In any relationship, it boils down to one simple thing: Do you want to be with me? If the answer on both sides is yes, then you can overcome anything. Yes, anything. But the reason people break up is because one person doesn't really want to be with the other one.
It's that simple.
4.1.02 @ 3:57p
I agree with you on the theory of everlasting love. It reminds me of Plato's theory of the perfect Form, the very essence of love in which we should try to ascend to.
So there is a perfect love, but I also feel the majority of people never come close to reaching it.
What we have is people relishing in the joy of the walls of separateness being knocked down. But these walls are knocked down for only a short time. Thus "romantic" love or infatuation lasts for a limited time.

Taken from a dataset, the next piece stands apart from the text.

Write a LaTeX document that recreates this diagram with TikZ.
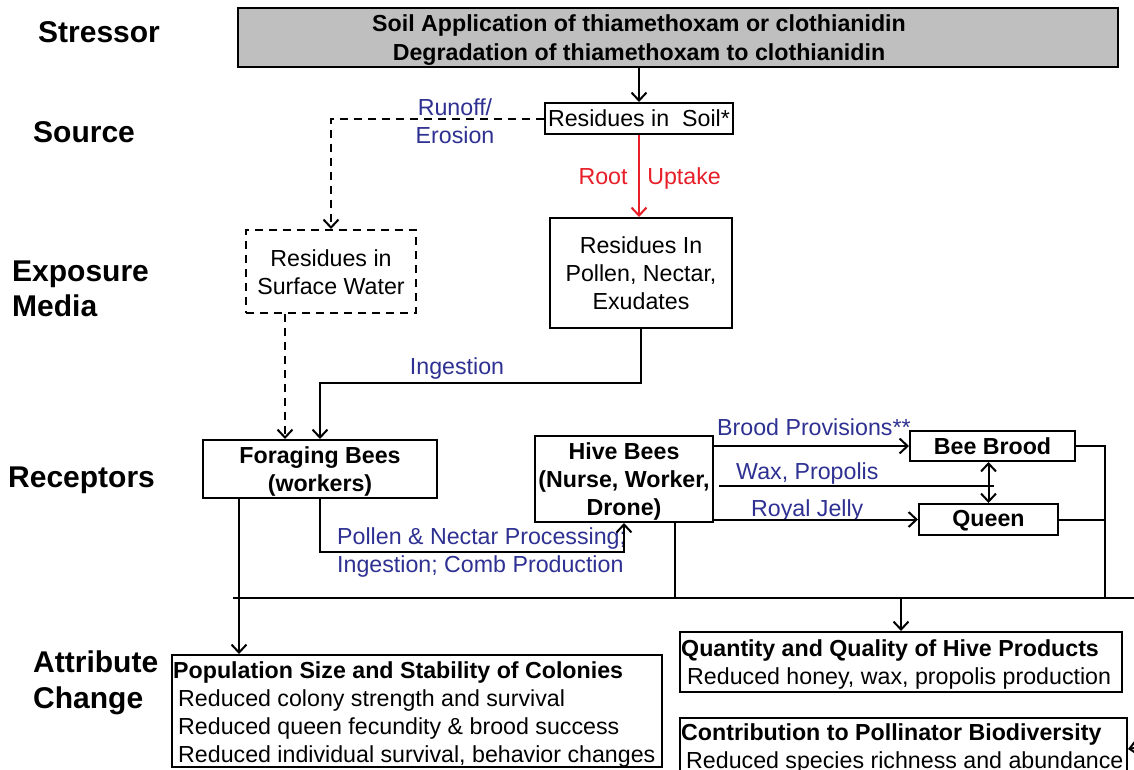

And this is what your urge to kiss your ex sounds like. The walls broke down and perhaps you remembered how the walls broke down when you first got together. Is this love? Not really.
Love is knowledge, respect, care, and understanding. It's a whole lot of work, and it's something most people choose not to do.
But like you say, J.T., you should never feel unloved. Not because of past lovers of failed relationships, but because you put in an effort to love and to love completely.
4.19.02 @ 2:34a
If I didn't know better, I'd guess that K.T. was actually Secret Reverse Code for Tawny Kitaen, and you were getting back together with David Coverdale.